§ **Data block**:
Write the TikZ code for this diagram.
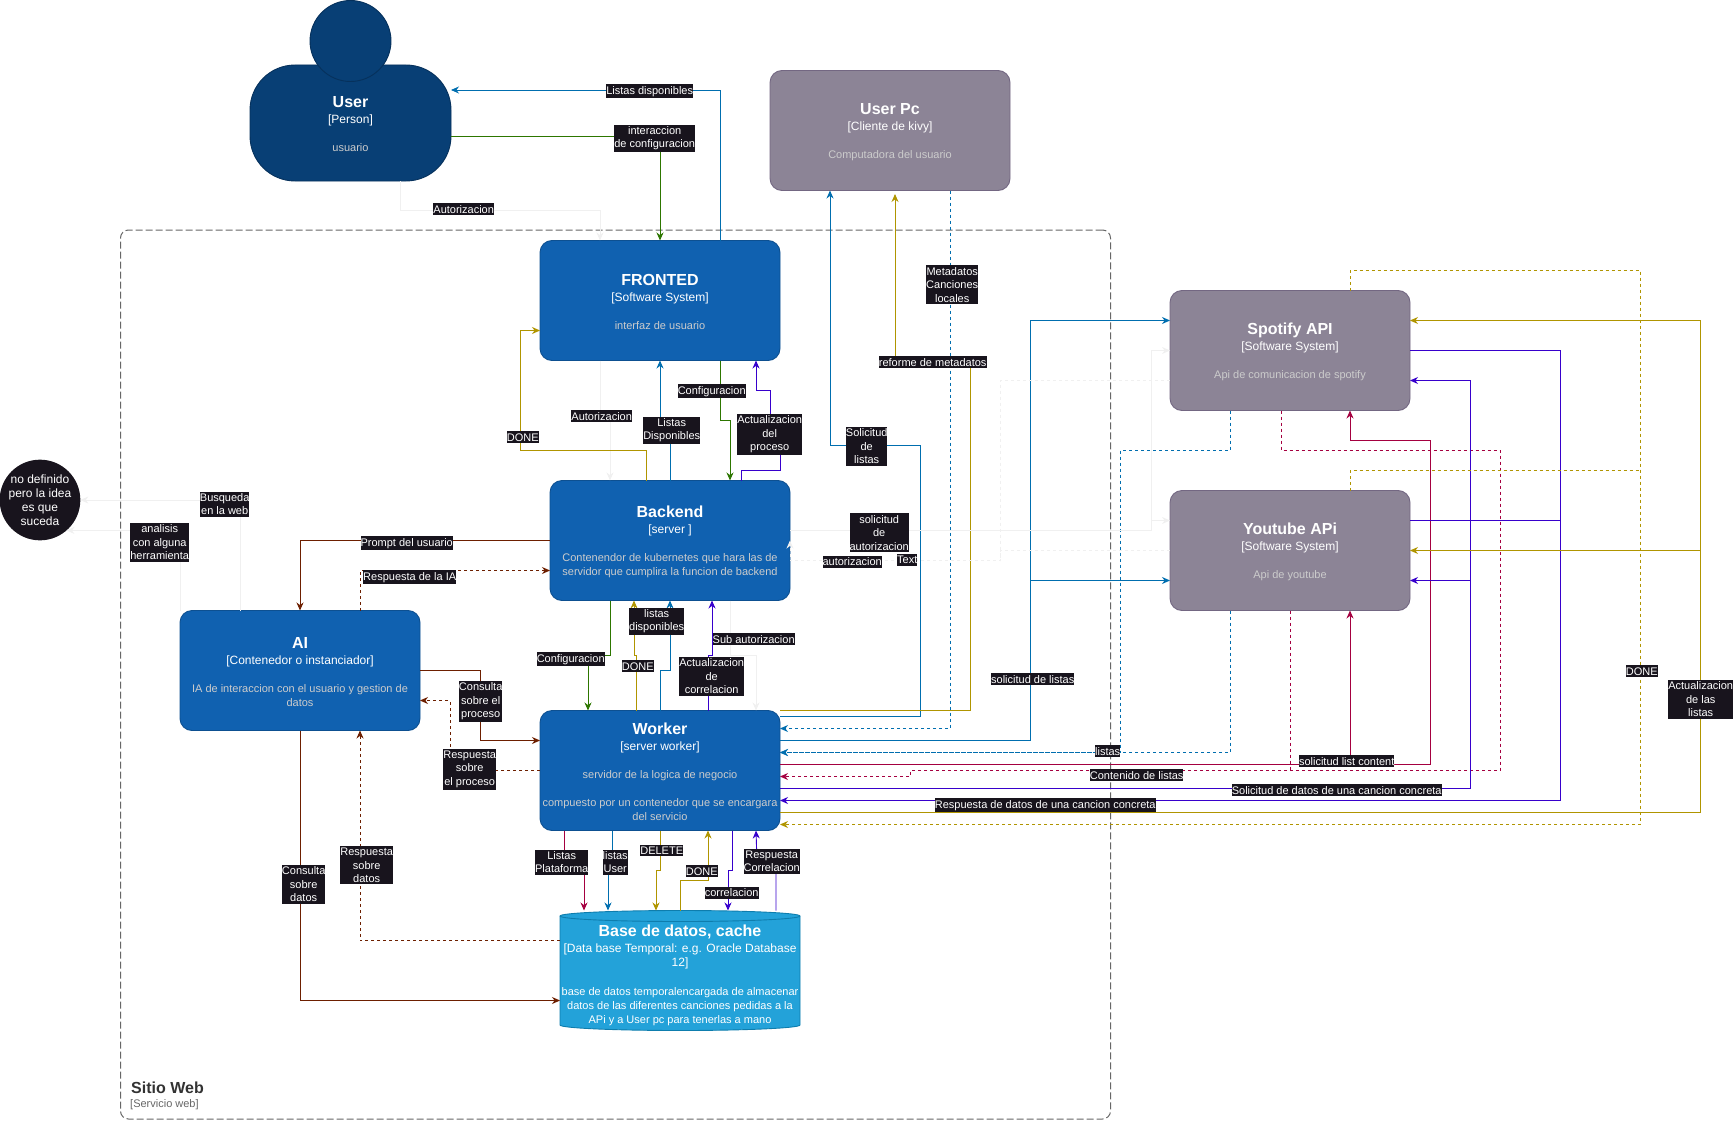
\documentclass[tikz,border=0pt]{standalone}
\usepackage{fontspec}
\setmainfont{Liberation Sans}
\usetikzlibrary{arrows.meta}
\colorlet{descgrey}{white!80!black}
\definecolor{sysfill}{HTML}{1061B0}
\definecolor{sysline}{HTML}{0D5091}
\definecolor{userfill}{HTML}{083F75}
\definecolor{userline}{HTML}{06315C}
\definecolor{extfill}{HTML}{8C8496}
\definecolor{extline}{HTML}{736782}
\definecolor{dbfill}{HTML}{23A2D9}
\definecolor{dbline}{HTML}{0E7DAD}
\definecolor{labelbg}{HTML}{18141D}
\definecolor{lnkblue}{HTML}{006EAF}
\definecolor{lnkgreen}{HTML}{2D7600}
\definecolor{lnkgold}{HTML}{B09500}
\definecolor{lnkpurple}{HTML}{3700CC}
\definecolor{lnkred}{HTML}{A50040}
\definecolor{lnkbrown}{HTML}{6D1F00}
\definecolor{lnkgrey}{HTML}{F0F0F0}
\newcommand{\ttlfont}{\fontsize{16}{18}\selectfont\bfseries}
\newcommand{\typefont}{\fontsize{12}{14}\selectfont}
\newcommand{\descfont}{\fontsize{11}{14}\selectfont}
\newcommand{\boxtext}[3]{{\ttlfont\color{white}\rule{0pt}{13.5pt}#1}\\[2pt]{\typefont\color{white}#2}\\[14pt]#3}
\tikzset{
  sysbox/.style={draw=sysline, line width=0.9pt, fill=sysfill, shape=rectangle, rounded corners=12pt, minimum width=240pt, minimum height=120pt, inner sep=0pt, outer sep=0pt, align=center, text=descgrey, font=\descfont},
  extbox/.style={sysbox, draw=extline, fill=extfill},
  lnk/.style={line width=0.9pt, -{Stealth[length=8pt,width=7pt]}},
  lnkplain/.style={line width=0.9pt},
  dashlnk/.style={dash pattern=on 3pt off 3pt},
  lbl/.style={fill=labelbg, text=white, inner xsep=0pt, inner ysep=2pt, align=center, xshift=0.7pt, yshift=-0.3pt, font=\fontsize{11}{13.3}\selectfont},
}

\begin{document}
\begin{tikzpicture}[x=1pt,y=-1pt]
\useasboundingbox (0,0) rectangle (1735,1121);

\node[draw=black!60, line width=1pt, rounded corners=8pt, dash pattern=on 7pt off 3pt, minimum width=990pt, minimum height=889pt, inner sep=0pt, outer sep=0pt]
(sitio) at (615.5,674.5) {};
\node[anchor=west, inner sep=0pt, text=black!80, font=\ttlfont] (sitioname) at (131,1088) {Sitio Web};
\node[anchor=west, inner sep=0pt, text=black!60, font=\descfont] (sitiotype) at (130,1104.5) {[Servicio web]};

\node[sysbox, draw=userline, fill=userfill, rounded corners=45pt, minimum width=201pt, minimum height=116pt]
(user) at (350.5,123) {\boxtext{User}{[Person]}{usuario}};
\node[draw=userline, line width=0.9pt, fill=userfill, shape=circle, minimum size=81pt, inner sep=0pt, outer sep=0pt] (userhead) at (350.5,41) {};
\node[extbox] (userpc) at (890,130.5) {\boxtext{User Pc}{[Cliente de kivy]}{Computadora del usuario}};
\node[sysbox] (fronted) at (660,300.5) {\boxtext{FRONTED}{[Software System]}{interfaz de usuario}};
\node[sysbox] (backend) at (670,540.5) {\boxtext{Backend}{[server ]}{Contenendor de kubernetes que hara las de\\servidor que cumplira la funcion de backend}};
\node[sysbox] (ai) at (300,670.5) {\boxtext{AI}{[Contenedor o instanciador]}{IA de interaccion con el usuario y gestion de\\datos}};
\node[sysbox] (worker) at (660,770.5) {\boxtext{Worker}{[server worker]}{servidor de la logica de negocio\\[14pt]compuesto por un contenedor que se encargara\\del servicio}};
\node[minimum width=240pt, minimum height=120pt, inner sep=0pt, outer sep=0pt] (db) at (680,970.5) {};
\draw[draw=dbline, line width=0.9pt, fill=dbfill] ([yshift=-5.5pt]db.north west) arc[start angle=180, end angle=0, x radius=120pt, y radius=5.5pt] -- ([yshift=5.5pt]db.south east) arc[start angle=0, end angle=-180, x radius=120pt, y radius=5.5pt] -- cycle;
\draw[draw=dbline, line width=0.9pt] ([yshift=-5.5pt]db.north west) arc[start angle=180, end angle=360, x radius=120pt, y radius=5.5pt];
\node[align=center, text=white, inner sep=0pt, font=\descfont] (dbtext) at (680,975.5) {{\ttlfont Base de datos, cache}\\[2pt]{\typefont [Data base Temporal: e.g. Oracle Database}\\{\typefont 12]}\\[15pt]base de datos temporalencargada de almacenar\\datos de las diferentes canciones pedidas a la\\APi y a User pc para tenerlas a mano};
\node[extbox] (spotify) at (1290,350.5) {\boxtext{Spotify API}{[Software System]}{Api de comunicacion de spotify}};
\node[extbox] (youtube) at (1290,550.5) {\boxtext{Youtube APi}{[Software System]}{Api de youtube}};
\node[fill=labelbg, shape=circle, minimum size=80pt, inner sep=0pt, outer sep=0pt, align=center, text=white, font=\typefont] (nodef) at (40,500) {no definido\\pero la idea\\es que\\suceda};

% user and fronted
\draw[lnk,lnkblue] ([xshift=60pt]fronted.north) |- ([yshift=33pt]user.east);
\draw[lnk,lnkgreen] ([yshift=-13pt]user.east) -| (fronted.north);
\draw[lnk,lnkgrey] ([xshift=50pt]user.south) |- (600,210) -- ([xshift=-60pt]fronted.north);

% fronted and backend
\draw[lnk,lnkgrey] ([xshift=-60pt]fronted.south) |- (610,420) -- ([xshift=-60pt]backend.north);
\draw[lnk,lnkblue] (backend.north) |- (660,420) -- (fronted.south);
\draw[lnk,lnkgreen] ([xshift=60pt]fronted.south) |- (730,420) -- ([xshift=60pt]backend.north);
\draw[lnk,lnkpurple] ([xshift=71pt]backend.north) |- (780,470) -- (780,434) -- (770,434) |- (756,390) -- ([xshift=96pt]fronted.south);
\draw[lnk,lnkgold] ([xshift=-24pt]backend.north) |- (520,450) |- ([yshift=-30pt]fronted.west);

% not defined
\draw[lnk,lnkgrey] ([xshift=-60pt]ai.north) |- (nodef.east);
\draw[lnk,lnkgrey] ([xshift=-120pt]ai.north) |- (nodef.-49);

% ai
\draw[lnk,lnkbrown] (backend.west) -| (ai.north);
\draw[lnk,lnkbrown,dashlnk] ([xshift=60pt]ai.north) |- ([yshift=-30pt]backend.west);
\draw[lnk,lnkbrown] (ai.east) -| (480,740.5) -- ([yshift=30pt]worker.west);
\draw[lnk,lnkbrown,dashlnk] (worker.west) -| (450,700.5) -- ([yshift=-30pt]ai.east);
\draw[lnk,lnkbrown] (ai.south) |- ([yshift=-30pt]db.west);
\draw[lnk,lnkbrown,dashlnk] ([yshift=30pt]db.west) -| ([xshift=60pt]ai.south);

% backend and worker
\draw[lnk,lnkgreen] ([xshift=-60pt]backend.south) |- (588,655.5) -- ([xshift=-72pt]worker.north);
\draw[lnk,lnkgold] ([xshift=-24pt]worker.north) -- (636,655.5) -- (634,655.5) -- ([xshift=-36pt]backend.south);
\draw[lnk,lnkblue] (worker.north) |- (670,670) -- (backend.south);
\draw[lnk,lnkpurple] ([xshift=48pt]worker.north) |- (712,655.5) -- ([xshift=42pt]backend.south);
\draw[lnk,lnkgrey] ([xshift=60pt]backend.south) |- (756,655.5) -- ([xshift=96pt]worker.north);

% worker and database
\draw[lnk,lnkred] ([xshift=-96pt]worker.south) |- (584,862) -- ([xshift=-96pt]db.north);
\draw[lnk,lnkblue] ([xshift=-48pt]worker.south) |- (608,862) -- ([xshift=-72pt]db.north);
\draw[lnk,lnkgold] (worker.south) |- (656,870) -- ([xshift=-24pt]db.north);
\draw[lnk,lnkgold] (db.north) |- (708,880) -- ([xshift=48pt]worker.south);
\draw[lnk,lnkpurple] ([xshift=72pt]worker.south) |- (728,870) -- ([xshift=48pt]db.north);
\draw[lnk,lnkpurple] ([xshift=96pt]db.north) |- (757,862) -- ([xshift=96pt]worker.south);

% user pc
\draw[lnk,lnkblue] ([yshift=54pt]worker.east) -| (920,445) -| ([xshift=-60pt]userpc.south);
\draw[lnk,lnkgold] ([yshift=60pt]worker.east) -| (970,362) -| ([xshift=5pt,yshift=-3.5pt]userpc.south);
\draw[lnk,lnkblue,dashlnk] ([xshift=60pt]userpc.south) |- ([yshift=42pt]worker.east);

% external systems
\draw[lnk,lnkblue] ([yshift=30pt]worker.east) -- (1030,740.5) |- ([yshift=30pt]spotify.west);
\draw[lnk,lnkblue] (1030,740.5) |- ([yshift=-30pt]youtube.west);
\draw[lnk,lnkblue,dashlnk] ([xshift=-60pt]spotify.south) |- (1120,450) |- ([yshift=18pt]worker.east);
\draw[lnk,lnkblue,dashlnk] ([xshift=-60pt]youtube.south) |- ([yshift=18pt]worker.east);
\draw[lnk,lnkred] ([yshift=6pt]worker.east) -- (1430,764.5) |- (1350,440) -- ([xshift=60pt]spotify.south);
\draw[lnk,lnkred] (1350,764.5) -- ([xshift=60pt]youtube.south);
\draw[lnk,lnkred,dashlnk] ([xshift=-9pt]spotify.south) |- (1500,450) |- (910,770.5) |- ([yshift=-6pt]worker.east);
\draw[lnkplain,lnkred,dashlnk] (youtube.south) -- (1290,770.5);
\draw[lnk,lnkpurple] ([yshift=-18pt]worker.east) -- (1470,788.5) |- ([yshift=-30pt]spotify.east);
\draw[lnk,lnkpurple] (1470,580.5) -- ([yshift=-30pt]youtube.east);
\draw[lnk,lnkpurple] (spotify.east) -- (1560,350.5) |- ([yshift=-30pt]worker.east);
\draw[lnkplain,lnkpurple] ([yshift=30pt]youtube.east) -- (1560,520.5);
\draw[lnk,lnkgold] ([yshift=-42pt]worker.east) -| (1700,320.5) -- ([yshift=30pt]spotify.east);
\draw[lnk,lnkgold] (1700,550.5) -- (youtube.east);
\draw[lnk,lnkgold,dashlnk] ([xshift=60pt]spotify.north) |- (1640,270) |- ([yshift=-54pt]worker.east);
\draw[lnkplain,lnkgold,dashlnk] ([xshift=60pt]youtube.north) |- (1640,470);

% autorizacion
\draw[lnk,lnkgrey] ([yshift=10pt]backend.east) -| (1151,350.5) -- (spotify.west);
\draw[lnk,lnkgrey] (1151,520.5) -- ([yshift=30pt]youtube.west);
\draw[lnk,lnkgrey,dashlnk] ([yshift=-30pt]spotify.west) -| (1000,560.5) -| (backend.east);
\draw[lnkplain,lnkgrey,dashlnk] (youtube.west) -| (1000,560.5);

% labels
\node[lbl] (lblA) at (649,91) {Listas disponibles};
\node[lbl] (lblB) at (654,138) {interaccion\\de configuracion};
\node[lbl] (lblC) at (463,209) {Autorizacion};
\node[lbl] (lblD) at (601,416) {Autorizacion};
\node[lbl] (lblE) at (671,430) {Listas\\Disponibles};
\node[lbl] (lblF) at (711,391) {Configuracion};
\node[lbl] (lblG) at (769,434) {Actualizacion\\del\\proceso};
\node[lbl] (lblH) at (522,437) {DONE};
\node[lbl] (lblI) at (224,504) {Busqueda\\en la web};
\node[lbl] (lblJ) at (159,542) {analisis\\con alguna\\herramienta};
\node[lbl] (lblK) at (406,543) {Prompt del usuario};
\node[lbl] (lblL) at (409,577) {Respuesta de la IA};
\node[lbl] (lblM) at (480,701) {Consulta\\sobre el\\proceso};
\node[lbl] (lblN) at (469,769) {Respuesta\\sobre\\el proceso};
\node[lbl] (lblO) at (303,884) {Consulta\\sobre\\datos};
\node[lbl] (lblP) at (366,865) {Respuesta\\sobre\\datos};
\node[lbl] (lblQ) at (570,659) {Configuracion};
\node[lbl] (lblR) at (637,666) {DONE};
\node[lbl] (lblS) at (656,621) {listas\\disponibles};
\node[lbl] (lblT) at (711,676) {Actualizacion\\de\\correlacion};
\node[lbl] (lblU) at (753,639) {Sub autorizacion};
\node[lbl] (lblV) at (561,862) {Listas\\Plataforma};
\node[lbl] (lblW) at (614.5,862) {listas\\User};
\node[lbl] (lblX) at (661,850) {DELETE};
\node[lbl] (lblY) at (701,871) {DONE};
\node[lbl] (lblZ) at (731,892.5) {correlacion};
\node[lbl] (lblAA) at (771,861) {Respuesta\\Correlacion};
\node[lbl] (lblAB) at (866,446) {Solicitud\\de\\listas};
\node[lbl] (lblAC) at (932,362) {reforme de metadatos};
\node[lbl] (lblAD) at (951.5,284.5) {Metadatos\\Canciones\\locales};
\node[lbl] (lblAE) at (878.5,532.5) {solicitud\\de\\autorizacion};
\node[lbl] (lblAF) at (851.5,561.5) {autorizacion};
\node[lbl] (lblAG) at (906.5,559.5) {Text};
\node[lbl] (lblAH) at (1032,679) {solicitud de listas};
\node[lbl] (lblAI) at (1107,751) {listas};
\node[lbl] (lblAJ) at (1346,761) {solicitud list content};
\node[lbl] (lblAK) at (1136,775) {Contenido de listas};
\node[lbl] (lblAL) at (1336,790) {Solicitud de datos de una cancion concreta};
\node[lbl] (lblAM) at (1044.5,805) {Respuesta de datos de una cancion concreta};
\node[lbl] (lblAN) at (1641,671) {DONE};
\node[lbl] (lblAO) at (1700,699) {Actualizacion\\de las\\listas};

\end{tikzpicture}
\end{document}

§ **Task goal**: Print, exactly as written, the lines above from the first one to the one containing "(0,0) rectangle (1735,1121);". Leave out pictures.

§ **Output for this exercise**:
Write the TikZ code for this diagram.
\documentclass[tikz,border=0pt]{standalone}
\usepackage{fontspec}
\setmainfont{Liberation Sans}
\usetikzlibrary{arrows.meta}
\colorlet{descgrey}{white!80!black}
\definecolor{sysfill}{HTML}{1061B0}
\definecolor{sysline}{HTML}{0D5091}
\definecolor{userfill}{HTML}{083F75}
\definecolor{userline}{HTML}{06315C}
\definecolor{extfill}{HTML}{8C8496}
\definecolor{extline}{HTML}{736782}
\definecolor{dbfill}{HTML}{23A2D9}
\definecolor{dbline}{HTML}{0E7DAD}
\definecolor{labelbg}{HTML}{18141D}
\definecolor{lnkblue}{HTML}{006EAF}
\definecolor{lnkgreen}{HTML}{2D7600}
\definecolor{lnkgold}{HTML}{B09500}
\definecolor{lnkpurple}{HTML}{3700CC}
\definecolor{lnkred}{HTML}{A50040}
\definecolor{lnkbrown}{HTML}{6D1F00}
\definecolor{lnkgrey}{HTML}{F0F0F0}
\newcommand{\ttlfont}{\fontsize{16}{18}\selectfont\bfseries}
\newcommand{\typefont}{\fontsize{12}{14}\selectfont}
\newcommand{\descfont}{\fontsize{11}{14}\selectfont}
\newcommand{\boxtext}[3]{{\ttlfont\color{white}\rule{0pt}{13.5pt}#1}\\[2pt]{\typefont\color{white}#2}\\[14pt]#3}
\tikzset{
  sysbox/.style={draw=sysline, line width=0.9pt, fill=sysfill, shape=rectangle, rounded corners=12pt, minimum width=240pt, minimum height=120pt, inner sep=0pt, outer sep=0pt, align=center, text=descgrey, font=\descfont},
  extbox/.style={sysbox, draw=extline, fill=extfill},
  lnk/.style={line width=0.9pt, -{Stealth[length=8pt,width=7pt]}},
  lnkplain/.style={line width=0.9pt},
  dashlnk/.style={dash pattern=on 3pt off 3pt},
  lbl/.style={fill=labelbg, text=white, inner xsep=0pt, inner ysep=2pt, align=center, xshift=0.7pt, yshift=-0.3pt, font=\fontsize{11}{13.3}\selectfont},
}

\begin{document}
\begin{tikzpicture}[x=1pt,y=-1pt]
\useasboundingbox (0,0) rectangle (1735,1121);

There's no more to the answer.